Return every line of the data below that includes the string "seaborn".
── THE RECORDS ──
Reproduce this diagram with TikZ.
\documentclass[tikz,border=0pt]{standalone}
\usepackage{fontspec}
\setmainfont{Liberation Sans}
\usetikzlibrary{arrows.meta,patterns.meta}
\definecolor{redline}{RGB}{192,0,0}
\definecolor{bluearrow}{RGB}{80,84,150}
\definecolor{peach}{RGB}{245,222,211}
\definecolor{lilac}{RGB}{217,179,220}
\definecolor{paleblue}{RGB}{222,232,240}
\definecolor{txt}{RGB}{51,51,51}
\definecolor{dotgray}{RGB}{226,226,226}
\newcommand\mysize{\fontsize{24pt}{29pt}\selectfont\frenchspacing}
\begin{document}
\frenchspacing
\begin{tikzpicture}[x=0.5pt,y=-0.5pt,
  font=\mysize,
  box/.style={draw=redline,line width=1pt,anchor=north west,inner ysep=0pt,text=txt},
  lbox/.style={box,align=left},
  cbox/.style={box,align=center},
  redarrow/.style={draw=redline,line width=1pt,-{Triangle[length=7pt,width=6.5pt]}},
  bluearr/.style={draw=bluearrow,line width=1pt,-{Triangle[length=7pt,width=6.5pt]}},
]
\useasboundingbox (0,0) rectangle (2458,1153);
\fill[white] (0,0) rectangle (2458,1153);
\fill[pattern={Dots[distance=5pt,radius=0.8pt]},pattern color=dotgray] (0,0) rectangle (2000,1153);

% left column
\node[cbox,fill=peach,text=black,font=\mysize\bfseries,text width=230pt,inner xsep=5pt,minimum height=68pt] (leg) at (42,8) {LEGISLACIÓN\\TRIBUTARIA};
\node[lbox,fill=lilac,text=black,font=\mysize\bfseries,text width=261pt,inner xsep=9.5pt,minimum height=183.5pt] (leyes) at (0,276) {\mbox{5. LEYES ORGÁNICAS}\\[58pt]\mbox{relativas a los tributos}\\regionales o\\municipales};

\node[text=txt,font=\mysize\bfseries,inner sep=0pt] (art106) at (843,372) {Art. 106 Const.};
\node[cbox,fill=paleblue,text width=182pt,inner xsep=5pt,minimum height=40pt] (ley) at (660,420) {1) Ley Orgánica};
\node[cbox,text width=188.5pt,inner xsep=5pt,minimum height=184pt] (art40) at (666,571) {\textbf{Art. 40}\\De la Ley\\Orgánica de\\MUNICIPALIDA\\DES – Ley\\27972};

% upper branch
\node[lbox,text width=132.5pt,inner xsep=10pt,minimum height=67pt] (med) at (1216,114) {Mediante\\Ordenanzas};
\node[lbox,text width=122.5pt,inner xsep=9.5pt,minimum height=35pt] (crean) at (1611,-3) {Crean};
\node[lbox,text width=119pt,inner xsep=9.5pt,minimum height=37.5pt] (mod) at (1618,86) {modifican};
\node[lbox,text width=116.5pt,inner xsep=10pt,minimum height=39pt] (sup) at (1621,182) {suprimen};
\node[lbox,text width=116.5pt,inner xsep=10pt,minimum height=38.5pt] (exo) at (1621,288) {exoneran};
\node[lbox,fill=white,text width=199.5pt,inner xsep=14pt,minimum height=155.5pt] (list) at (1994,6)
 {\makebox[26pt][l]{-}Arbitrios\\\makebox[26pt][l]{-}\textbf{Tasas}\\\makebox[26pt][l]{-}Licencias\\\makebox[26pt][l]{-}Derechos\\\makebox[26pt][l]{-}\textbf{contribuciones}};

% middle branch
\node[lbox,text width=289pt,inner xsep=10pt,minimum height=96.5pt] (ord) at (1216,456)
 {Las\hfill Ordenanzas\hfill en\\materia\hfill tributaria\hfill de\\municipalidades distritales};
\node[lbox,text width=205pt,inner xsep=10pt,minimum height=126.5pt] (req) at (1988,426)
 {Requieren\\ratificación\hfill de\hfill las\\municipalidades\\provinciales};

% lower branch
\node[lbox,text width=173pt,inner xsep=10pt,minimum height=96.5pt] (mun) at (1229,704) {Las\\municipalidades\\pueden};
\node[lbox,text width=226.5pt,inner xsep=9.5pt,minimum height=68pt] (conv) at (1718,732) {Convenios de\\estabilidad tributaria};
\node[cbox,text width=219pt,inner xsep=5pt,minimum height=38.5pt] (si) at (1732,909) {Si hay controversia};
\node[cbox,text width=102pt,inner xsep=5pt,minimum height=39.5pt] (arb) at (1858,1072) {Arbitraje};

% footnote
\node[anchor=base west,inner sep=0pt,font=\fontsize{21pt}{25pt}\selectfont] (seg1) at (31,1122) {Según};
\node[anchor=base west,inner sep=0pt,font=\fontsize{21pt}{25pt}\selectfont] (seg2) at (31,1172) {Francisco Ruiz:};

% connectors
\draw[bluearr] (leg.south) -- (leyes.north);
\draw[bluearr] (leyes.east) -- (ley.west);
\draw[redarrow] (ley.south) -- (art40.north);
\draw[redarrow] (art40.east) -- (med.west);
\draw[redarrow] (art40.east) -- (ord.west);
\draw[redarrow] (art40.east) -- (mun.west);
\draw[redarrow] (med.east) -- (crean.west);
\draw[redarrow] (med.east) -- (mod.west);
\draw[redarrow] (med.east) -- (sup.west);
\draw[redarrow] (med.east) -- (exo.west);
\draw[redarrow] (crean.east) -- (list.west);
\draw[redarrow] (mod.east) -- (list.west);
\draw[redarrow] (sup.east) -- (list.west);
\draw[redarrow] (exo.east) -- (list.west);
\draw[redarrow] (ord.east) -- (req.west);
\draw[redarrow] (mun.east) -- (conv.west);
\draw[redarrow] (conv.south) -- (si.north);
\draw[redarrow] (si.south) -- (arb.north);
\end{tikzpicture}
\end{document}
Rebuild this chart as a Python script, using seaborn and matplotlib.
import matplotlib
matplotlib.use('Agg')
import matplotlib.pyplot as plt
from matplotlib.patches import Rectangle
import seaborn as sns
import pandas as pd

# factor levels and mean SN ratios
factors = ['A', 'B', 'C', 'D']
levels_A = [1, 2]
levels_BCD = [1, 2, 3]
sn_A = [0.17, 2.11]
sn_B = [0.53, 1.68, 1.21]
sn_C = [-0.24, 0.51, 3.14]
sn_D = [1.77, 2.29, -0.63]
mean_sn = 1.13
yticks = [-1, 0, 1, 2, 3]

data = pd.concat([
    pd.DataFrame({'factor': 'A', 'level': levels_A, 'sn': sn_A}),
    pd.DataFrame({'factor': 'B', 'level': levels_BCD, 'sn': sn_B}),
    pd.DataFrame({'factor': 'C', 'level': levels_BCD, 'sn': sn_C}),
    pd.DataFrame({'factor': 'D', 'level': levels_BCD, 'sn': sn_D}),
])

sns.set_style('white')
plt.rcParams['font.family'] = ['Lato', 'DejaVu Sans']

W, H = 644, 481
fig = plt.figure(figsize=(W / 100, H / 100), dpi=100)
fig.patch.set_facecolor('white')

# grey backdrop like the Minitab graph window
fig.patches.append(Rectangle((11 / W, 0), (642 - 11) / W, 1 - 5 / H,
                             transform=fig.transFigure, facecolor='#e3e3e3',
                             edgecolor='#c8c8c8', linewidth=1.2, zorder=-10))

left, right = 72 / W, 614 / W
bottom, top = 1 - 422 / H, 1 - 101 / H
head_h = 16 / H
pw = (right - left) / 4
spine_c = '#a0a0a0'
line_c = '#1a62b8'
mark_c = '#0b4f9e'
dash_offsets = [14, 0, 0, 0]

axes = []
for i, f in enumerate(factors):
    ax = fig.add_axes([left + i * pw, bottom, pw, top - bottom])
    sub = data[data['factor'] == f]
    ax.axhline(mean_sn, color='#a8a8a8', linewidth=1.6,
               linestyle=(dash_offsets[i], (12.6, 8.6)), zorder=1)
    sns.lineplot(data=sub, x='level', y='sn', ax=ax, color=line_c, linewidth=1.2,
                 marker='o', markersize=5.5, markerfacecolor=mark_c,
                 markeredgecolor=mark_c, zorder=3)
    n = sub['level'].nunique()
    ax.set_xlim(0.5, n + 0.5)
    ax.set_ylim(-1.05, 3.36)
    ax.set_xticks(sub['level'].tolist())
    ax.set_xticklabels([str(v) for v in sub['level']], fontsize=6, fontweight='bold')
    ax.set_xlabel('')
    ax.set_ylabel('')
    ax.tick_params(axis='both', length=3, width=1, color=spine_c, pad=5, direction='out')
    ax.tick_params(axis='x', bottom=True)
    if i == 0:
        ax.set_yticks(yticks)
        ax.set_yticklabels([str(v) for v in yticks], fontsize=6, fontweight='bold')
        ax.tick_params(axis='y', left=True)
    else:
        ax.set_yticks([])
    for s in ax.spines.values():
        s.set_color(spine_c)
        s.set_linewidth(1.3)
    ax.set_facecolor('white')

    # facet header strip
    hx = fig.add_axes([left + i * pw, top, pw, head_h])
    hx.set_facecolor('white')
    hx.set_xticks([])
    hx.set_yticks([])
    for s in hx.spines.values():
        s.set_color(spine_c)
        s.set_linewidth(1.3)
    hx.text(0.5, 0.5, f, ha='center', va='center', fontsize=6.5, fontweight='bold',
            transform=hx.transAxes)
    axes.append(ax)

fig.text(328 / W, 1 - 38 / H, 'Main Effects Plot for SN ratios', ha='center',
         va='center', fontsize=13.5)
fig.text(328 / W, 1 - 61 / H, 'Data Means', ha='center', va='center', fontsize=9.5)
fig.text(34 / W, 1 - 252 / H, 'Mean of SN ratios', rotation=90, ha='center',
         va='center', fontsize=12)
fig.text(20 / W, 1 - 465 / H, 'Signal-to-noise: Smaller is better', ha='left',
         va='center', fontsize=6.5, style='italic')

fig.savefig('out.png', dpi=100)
───
THE RESPONSE:
Rebuild this chart as a Python script, using seaborn and matplotlib.
import seaborn as sns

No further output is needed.